## begin INFORMATION SUPPLIED
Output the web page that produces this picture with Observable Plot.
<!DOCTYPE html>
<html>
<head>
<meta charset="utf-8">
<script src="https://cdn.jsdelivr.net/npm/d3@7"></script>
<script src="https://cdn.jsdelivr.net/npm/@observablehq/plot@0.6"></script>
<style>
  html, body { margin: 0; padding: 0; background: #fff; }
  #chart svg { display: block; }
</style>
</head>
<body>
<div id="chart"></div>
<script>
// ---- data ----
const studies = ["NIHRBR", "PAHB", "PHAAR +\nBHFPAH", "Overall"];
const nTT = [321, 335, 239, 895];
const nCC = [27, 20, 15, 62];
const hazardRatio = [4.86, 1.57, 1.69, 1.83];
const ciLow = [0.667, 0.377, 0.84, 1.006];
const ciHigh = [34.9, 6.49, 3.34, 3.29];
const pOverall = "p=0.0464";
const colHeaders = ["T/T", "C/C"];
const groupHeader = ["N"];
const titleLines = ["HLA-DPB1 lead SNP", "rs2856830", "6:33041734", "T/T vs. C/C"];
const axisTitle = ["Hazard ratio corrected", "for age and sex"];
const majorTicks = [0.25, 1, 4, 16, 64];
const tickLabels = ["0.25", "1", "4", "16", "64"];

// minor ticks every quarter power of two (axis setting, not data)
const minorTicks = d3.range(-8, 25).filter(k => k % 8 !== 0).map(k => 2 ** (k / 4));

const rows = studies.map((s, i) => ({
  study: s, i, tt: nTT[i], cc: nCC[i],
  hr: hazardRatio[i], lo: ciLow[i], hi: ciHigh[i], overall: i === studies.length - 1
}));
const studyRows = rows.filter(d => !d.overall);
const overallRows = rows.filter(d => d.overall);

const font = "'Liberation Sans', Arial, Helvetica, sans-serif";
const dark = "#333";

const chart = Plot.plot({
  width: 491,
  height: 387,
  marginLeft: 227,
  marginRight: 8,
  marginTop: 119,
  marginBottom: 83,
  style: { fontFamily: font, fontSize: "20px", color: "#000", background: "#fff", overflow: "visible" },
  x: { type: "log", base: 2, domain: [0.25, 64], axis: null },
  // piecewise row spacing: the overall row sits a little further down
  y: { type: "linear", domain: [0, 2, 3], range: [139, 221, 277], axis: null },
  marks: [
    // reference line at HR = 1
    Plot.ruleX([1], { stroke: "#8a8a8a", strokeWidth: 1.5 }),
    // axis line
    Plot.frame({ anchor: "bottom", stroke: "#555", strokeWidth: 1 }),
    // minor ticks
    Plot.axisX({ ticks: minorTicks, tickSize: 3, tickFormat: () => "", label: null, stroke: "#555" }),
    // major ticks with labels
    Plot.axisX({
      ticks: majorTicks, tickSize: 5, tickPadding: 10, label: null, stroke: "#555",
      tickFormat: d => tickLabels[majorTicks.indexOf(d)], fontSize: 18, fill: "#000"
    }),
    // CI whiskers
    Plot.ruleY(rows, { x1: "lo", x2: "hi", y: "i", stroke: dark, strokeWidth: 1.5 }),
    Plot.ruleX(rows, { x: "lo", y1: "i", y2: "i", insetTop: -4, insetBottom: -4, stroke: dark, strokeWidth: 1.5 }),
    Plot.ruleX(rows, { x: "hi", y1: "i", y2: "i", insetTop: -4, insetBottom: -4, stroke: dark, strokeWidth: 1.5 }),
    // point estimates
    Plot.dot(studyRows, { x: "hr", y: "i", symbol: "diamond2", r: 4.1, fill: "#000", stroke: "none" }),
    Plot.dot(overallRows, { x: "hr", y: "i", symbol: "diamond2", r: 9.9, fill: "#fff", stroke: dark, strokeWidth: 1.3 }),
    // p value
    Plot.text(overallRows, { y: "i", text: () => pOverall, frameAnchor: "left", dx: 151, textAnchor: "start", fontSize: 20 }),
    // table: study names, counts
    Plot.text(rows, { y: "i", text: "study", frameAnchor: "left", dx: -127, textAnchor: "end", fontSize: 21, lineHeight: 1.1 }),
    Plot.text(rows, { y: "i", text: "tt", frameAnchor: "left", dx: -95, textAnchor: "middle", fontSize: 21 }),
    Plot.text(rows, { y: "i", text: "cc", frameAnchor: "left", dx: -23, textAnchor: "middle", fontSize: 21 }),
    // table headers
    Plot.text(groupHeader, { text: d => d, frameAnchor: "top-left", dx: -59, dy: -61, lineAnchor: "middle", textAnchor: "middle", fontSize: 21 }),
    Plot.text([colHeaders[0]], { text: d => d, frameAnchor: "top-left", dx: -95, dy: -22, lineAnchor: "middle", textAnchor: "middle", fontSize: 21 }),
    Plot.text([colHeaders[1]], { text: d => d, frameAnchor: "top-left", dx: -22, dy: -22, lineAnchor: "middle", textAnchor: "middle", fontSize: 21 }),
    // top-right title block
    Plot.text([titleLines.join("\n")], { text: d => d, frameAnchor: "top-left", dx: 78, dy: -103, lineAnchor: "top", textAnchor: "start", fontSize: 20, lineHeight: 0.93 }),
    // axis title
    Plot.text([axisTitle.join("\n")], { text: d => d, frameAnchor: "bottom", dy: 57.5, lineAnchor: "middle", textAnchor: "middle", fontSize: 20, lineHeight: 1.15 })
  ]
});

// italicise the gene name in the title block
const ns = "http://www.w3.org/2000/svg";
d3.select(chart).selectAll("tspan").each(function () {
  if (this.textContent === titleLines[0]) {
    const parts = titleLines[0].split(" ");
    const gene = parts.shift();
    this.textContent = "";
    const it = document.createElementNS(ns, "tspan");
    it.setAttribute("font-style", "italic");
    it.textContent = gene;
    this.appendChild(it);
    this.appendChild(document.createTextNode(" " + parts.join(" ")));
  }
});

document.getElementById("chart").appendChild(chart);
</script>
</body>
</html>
## end INFORMATION SUPPLIED
■ REQUIREMENT
Copy out every line holding the string "this".

■ TASK OUTPUT
Output the web page that produces this picture with Observable Plot.
  if (this.textContent === titleLines[0]) {
    this.textContent = "";
    this.appendChild(it);
    this.appendChild(document.createTextNode(" " + parts.join(" ")));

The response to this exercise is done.